§ TASK STATEMENT
Return, without pictures, the lines from the start of the data through the one that contains "82.7, 88.4, 93.0]".

§ SOURCE MATERIAL
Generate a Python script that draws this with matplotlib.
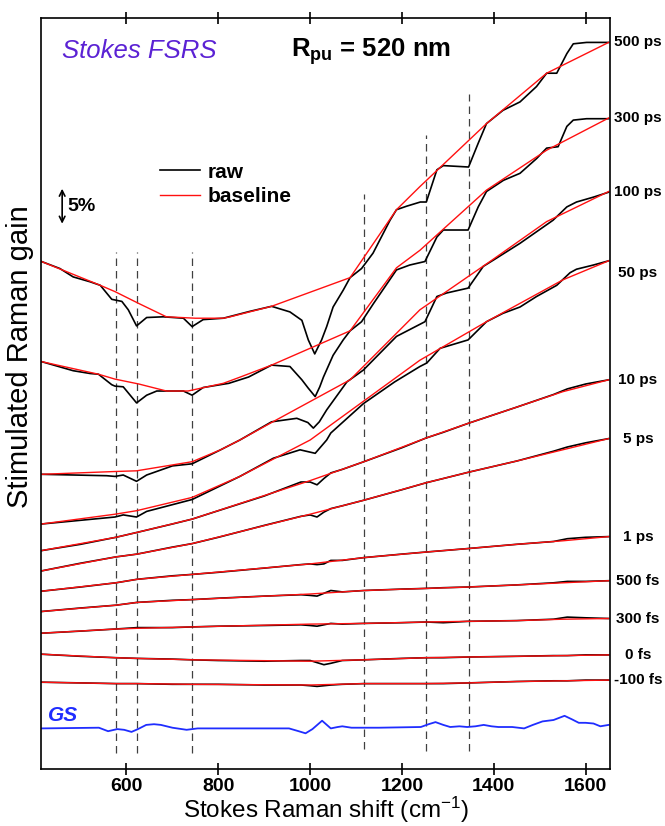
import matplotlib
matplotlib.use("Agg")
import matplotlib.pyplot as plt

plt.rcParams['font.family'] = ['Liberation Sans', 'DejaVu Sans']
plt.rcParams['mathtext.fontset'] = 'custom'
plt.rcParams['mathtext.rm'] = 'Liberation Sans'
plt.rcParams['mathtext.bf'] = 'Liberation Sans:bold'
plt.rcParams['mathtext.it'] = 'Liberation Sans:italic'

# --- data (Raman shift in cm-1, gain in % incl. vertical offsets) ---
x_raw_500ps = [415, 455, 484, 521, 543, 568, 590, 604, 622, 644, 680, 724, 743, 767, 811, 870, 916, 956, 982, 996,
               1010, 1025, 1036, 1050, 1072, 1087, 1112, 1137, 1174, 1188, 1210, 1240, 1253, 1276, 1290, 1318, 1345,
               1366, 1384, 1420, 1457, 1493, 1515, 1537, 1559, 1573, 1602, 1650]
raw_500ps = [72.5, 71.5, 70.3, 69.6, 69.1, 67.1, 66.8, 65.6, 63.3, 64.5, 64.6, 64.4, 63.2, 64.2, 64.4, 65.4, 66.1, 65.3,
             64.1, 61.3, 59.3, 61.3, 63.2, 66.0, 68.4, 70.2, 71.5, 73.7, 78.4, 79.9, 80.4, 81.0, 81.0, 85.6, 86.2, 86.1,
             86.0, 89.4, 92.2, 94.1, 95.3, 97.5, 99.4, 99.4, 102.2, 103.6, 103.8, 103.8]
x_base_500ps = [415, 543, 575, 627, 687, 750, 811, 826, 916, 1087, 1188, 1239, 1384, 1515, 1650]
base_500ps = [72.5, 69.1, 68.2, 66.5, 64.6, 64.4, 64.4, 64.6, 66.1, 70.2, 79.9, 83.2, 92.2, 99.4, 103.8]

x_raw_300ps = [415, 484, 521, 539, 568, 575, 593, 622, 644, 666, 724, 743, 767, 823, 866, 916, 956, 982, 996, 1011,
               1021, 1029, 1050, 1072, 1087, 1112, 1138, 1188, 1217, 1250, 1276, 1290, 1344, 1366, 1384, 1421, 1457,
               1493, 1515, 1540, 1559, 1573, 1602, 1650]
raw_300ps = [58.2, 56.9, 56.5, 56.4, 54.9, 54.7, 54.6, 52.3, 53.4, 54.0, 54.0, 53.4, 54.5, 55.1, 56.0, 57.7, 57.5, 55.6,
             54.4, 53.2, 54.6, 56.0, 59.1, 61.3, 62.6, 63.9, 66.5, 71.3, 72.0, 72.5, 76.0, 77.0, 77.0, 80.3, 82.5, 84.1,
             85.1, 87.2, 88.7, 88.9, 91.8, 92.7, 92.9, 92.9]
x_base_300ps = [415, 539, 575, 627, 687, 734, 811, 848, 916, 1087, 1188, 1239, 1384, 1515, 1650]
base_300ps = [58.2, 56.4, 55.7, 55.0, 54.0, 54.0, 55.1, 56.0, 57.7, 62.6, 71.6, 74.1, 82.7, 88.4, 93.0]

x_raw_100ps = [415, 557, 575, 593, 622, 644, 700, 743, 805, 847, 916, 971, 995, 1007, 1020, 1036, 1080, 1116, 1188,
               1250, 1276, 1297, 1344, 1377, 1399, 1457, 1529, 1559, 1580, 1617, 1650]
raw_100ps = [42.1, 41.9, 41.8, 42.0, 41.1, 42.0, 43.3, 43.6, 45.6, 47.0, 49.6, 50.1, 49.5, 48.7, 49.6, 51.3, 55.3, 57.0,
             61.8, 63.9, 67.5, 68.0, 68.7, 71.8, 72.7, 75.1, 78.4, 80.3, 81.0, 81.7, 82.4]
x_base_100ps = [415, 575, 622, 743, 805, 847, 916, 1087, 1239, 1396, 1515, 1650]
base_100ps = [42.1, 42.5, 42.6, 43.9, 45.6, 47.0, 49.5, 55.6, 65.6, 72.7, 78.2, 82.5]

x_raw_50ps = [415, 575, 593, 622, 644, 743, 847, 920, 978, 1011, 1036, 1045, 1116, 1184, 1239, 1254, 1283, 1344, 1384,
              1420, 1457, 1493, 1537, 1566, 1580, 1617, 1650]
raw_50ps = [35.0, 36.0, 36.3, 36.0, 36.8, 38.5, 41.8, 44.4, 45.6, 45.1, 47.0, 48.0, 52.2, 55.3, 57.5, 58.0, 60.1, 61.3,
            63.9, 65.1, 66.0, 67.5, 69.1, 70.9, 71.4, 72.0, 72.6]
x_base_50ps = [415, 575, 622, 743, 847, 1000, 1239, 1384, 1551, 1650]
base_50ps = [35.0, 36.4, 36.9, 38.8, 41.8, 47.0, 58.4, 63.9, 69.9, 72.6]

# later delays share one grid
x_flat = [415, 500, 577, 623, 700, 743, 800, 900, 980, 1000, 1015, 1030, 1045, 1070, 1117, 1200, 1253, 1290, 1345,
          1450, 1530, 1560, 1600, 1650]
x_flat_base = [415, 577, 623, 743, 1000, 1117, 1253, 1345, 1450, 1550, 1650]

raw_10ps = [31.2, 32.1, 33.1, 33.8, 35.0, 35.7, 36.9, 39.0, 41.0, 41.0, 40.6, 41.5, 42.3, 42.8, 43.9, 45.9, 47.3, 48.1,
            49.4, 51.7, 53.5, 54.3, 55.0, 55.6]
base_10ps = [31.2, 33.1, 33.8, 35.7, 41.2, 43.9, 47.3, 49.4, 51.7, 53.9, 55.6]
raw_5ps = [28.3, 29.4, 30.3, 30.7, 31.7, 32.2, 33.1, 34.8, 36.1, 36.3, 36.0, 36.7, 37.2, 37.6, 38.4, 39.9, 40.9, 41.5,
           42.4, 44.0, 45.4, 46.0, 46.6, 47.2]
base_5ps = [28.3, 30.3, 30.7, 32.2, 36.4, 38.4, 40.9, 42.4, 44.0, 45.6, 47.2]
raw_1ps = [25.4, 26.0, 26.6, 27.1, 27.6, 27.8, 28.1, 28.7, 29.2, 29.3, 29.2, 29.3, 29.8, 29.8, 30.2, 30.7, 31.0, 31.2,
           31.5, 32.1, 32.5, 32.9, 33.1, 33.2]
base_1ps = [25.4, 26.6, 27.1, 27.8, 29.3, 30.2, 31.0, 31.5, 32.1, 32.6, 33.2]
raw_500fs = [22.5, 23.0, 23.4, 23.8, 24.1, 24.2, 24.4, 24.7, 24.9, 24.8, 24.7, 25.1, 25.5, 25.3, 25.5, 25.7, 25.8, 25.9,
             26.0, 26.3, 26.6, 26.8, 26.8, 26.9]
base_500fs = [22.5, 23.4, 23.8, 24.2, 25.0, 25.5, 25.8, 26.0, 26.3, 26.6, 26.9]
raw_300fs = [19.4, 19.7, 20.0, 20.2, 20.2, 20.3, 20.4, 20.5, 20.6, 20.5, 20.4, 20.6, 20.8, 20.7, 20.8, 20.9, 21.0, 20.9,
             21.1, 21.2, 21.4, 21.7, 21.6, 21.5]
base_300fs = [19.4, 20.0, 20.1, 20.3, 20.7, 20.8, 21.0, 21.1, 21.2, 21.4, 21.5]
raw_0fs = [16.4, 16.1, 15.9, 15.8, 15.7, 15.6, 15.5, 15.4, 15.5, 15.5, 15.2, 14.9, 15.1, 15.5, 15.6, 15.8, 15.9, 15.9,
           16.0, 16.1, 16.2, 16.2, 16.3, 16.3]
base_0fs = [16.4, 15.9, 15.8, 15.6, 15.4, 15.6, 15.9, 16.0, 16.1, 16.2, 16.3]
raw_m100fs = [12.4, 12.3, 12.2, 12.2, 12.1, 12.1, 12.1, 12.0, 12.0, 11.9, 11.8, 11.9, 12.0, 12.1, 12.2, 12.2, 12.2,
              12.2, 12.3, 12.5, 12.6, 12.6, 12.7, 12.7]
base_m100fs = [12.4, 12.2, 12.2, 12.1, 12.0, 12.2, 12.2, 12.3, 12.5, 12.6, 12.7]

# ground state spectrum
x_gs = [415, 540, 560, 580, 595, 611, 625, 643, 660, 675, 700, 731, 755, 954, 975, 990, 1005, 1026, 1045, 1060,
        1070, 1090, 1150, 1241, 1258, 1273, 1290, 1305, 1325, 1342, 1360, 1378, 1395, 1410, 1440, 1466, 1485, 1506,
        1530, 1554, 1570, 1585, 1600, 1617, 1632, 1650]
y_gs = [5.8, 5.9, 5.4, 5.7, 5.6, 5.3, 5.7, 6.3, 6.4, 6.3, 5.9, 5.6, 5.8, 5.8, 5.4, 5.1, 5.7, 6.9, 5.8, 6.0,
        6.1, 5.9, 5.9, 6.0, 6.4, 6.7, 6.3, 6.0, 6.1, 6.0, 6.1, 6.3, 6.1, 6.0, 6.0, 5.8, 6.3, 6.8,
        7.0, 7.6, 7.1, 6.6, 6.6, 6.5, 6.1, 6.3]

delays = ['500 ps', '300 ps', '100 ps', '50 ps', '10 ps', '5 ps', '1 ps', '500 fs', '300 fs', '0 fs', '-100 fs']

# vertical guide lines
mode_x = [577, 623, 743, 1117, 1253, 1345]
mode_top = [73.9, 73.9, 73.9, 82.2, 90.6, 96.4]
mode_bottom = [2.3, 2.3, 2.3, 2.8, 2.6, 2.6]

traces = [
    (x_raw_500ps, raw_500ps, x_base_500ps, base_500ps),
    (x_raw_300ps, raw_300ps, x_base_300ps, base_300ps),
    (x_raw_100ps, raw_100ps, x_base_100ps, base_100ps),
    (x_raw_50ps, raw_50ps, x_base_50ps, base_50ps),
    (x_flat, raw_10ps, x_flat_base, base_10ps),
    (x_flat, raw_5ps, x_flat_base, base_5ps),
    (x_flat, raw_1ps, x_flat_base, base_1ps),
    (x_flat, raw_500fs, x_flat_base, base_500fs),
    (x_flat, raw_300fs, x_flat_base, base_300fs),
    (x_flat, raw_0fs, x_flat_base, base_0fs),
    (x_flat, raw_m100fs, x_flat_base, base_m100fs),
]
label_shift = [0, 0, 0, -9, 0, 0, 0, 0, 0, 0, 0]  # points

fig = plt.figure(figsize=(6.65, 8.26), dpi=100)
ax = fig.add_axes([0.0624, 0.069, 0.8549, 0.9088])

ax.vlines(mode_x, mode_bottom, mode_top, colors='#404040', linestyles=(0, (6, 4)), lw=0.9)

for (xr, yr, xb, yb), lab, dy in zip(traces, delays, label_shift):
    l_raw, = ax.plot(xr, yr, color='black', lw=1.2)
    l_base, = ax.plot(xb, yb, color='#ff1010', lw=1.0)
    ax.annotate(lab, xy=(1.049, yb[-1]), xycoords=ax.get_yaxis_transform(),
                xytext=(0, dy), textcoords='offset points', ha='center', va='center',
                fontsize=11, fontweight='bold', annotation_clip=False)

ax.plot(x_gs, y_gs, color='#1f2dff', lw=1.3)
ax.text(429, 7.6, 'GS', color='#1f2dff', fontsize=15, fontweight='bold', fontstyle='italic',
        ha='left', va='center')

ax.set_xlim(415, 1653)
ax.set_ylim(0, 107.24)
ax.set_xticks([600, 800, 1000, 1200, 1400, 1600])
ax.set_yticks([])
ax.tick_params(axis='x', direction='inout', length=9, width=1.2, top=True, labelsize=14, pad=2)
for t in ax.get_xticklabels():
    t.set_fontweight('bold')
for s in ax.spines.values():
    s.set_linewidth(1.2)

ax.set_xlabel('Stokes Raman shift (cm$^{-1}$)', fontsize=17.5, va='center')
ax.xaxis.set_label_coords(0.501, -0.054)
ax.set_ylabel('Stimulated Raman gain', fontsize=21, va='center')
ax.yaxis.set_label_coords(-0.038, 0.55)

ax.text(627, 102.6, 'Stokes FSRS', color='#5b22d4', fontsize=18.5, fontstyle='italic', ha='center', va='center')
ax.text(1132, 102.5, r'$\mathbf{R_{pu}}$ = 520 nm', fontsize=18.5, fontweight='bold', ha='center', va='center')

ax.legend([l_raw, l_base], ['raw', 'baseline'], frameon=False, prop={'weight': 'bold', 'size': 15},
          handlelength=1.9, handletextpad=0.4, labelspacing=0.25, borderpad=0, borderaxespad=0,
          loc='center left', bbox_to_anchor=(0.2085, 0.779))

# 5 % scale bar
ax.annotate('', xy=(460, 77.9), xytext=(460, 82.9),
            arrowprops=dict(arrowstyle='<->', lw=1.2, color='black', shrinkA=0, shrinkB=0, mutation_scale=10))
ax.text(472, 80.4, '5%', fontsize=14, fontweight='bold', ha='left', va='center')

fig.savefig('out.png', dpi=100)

§ COMPLETED TASK
Generate a Python script that draws this with matplotlib.
import matplotlib
matplotlib.use("Agg")
import matplotlib.pyplot as plt

plt.rcParams['font.family'] = ['Liberation Sans', 'DejaVu Sans']
plt.rcParams['mathtext.fontset'] = 'custom'
plt.rcParams['mathtext.rm'] = 'Liberation Sans'
plt.rcParams['mathtext.bf'] = 'Liberation Sans:bold'
plt.rcParams['mathtext.it'] = 'Liberation Sans:italic'

# --- data (Raman shift in cm-1, gain in % incl. vertical offsets) ---
x_raw_500ps = [415, 455, 484, 521, 543, 568, 590, 604, 622, 644, 680, 724, 743, 767, 811, 870, 916, 956, 982, 996,
               1010, 1025, 1036, 1050, 1072, 1087, 1112, 1137, 1174, 1188, 1210, 1240, 1253, 1276, 1290, 1318, 1345,
               1366, 1384, 1420, 1457, 1493, 1515, 1537, 1559, 1573, 1602, 1650]
raw_500ps = [72.5, 71.5, 70.3, 69.6, 69.1, 67.1, 66.8, 65.6, 63.3, 64.5, 64.6, 64.4, 63.2, 64.2, 64.4, 65.4, 66.1, 65.3,
             64.1, 61.3, 59.3, 61.3, 63.2, 66.0, 68.4, 70.2, 71.5, 73.7, 78.4, 79.9, 80.4, 81.0, 81.0, 85.6, 86.2, 86.1,
             86.0, 89.4, 92.2, 94.1, 95.3, 97.5, 99.4, 99.4, 102.2, 103.6, 103.8, 103.8]
x_base_500ps = [415, 543, 575, 627, 687, 750, 811, 826, 916, 1087, 1188, 1239, 1384, 1515, 1650]
base_500ps = [72.5, 69.1, 68.2, 66.5, 64.6, 64.4, 64.4, 64.6, 66.1, 70.2, 79.9, 83.2, 92.2, 99.4, 103.8]

x_raw_300ps = [415, 484, 521, 539, 568, 575, 593, 622, 644, 666, 724, 743, 767, 823, 866, 916, 956, 982, 996, 1011,
               1021, 1029, 1050, 1072, 1087, 1112, 1138, 1188, 1217, 1250, 1276, 1290, 1344, 1366, 1384, 1421, 1457,
               1493, 1515, 1540, 1559, 1573, 1602, 1650]
raw_300ps = [58.2, 56.9, 56.5, 56.4, 54.9, 54.7, 54.6, 52.3, 53.4, 54.0, 54.0, 53.4, 54.5, 55.1, 56.0, 57.7, 57.5, 55.6,
             54.4, 53.2, 54.6, 56.0, 59.1, 61.3, 62.6, 63.9, 66.5, 71.3, 72.0, 72.5, 76.0, 77.0, 77.0, 80.3, 82.5, 84.1,
             85.1, 87.2, 88.7, 88.9, 91.8, 92.7, 92.9, 92.9]
x_base_300ps = [415, 539, 575, 627, 687, 734, 811, 848, 916, 1087, 1188, 1239, 1384, 1515, 1650]
base_300ps = [58.2, 56.4, 55.7, 55.0, 54.0, 54.0, 55.1, 56.0, 57.7, 62.6, 71.6, 74.1, 82.7, 88.4, 93.0]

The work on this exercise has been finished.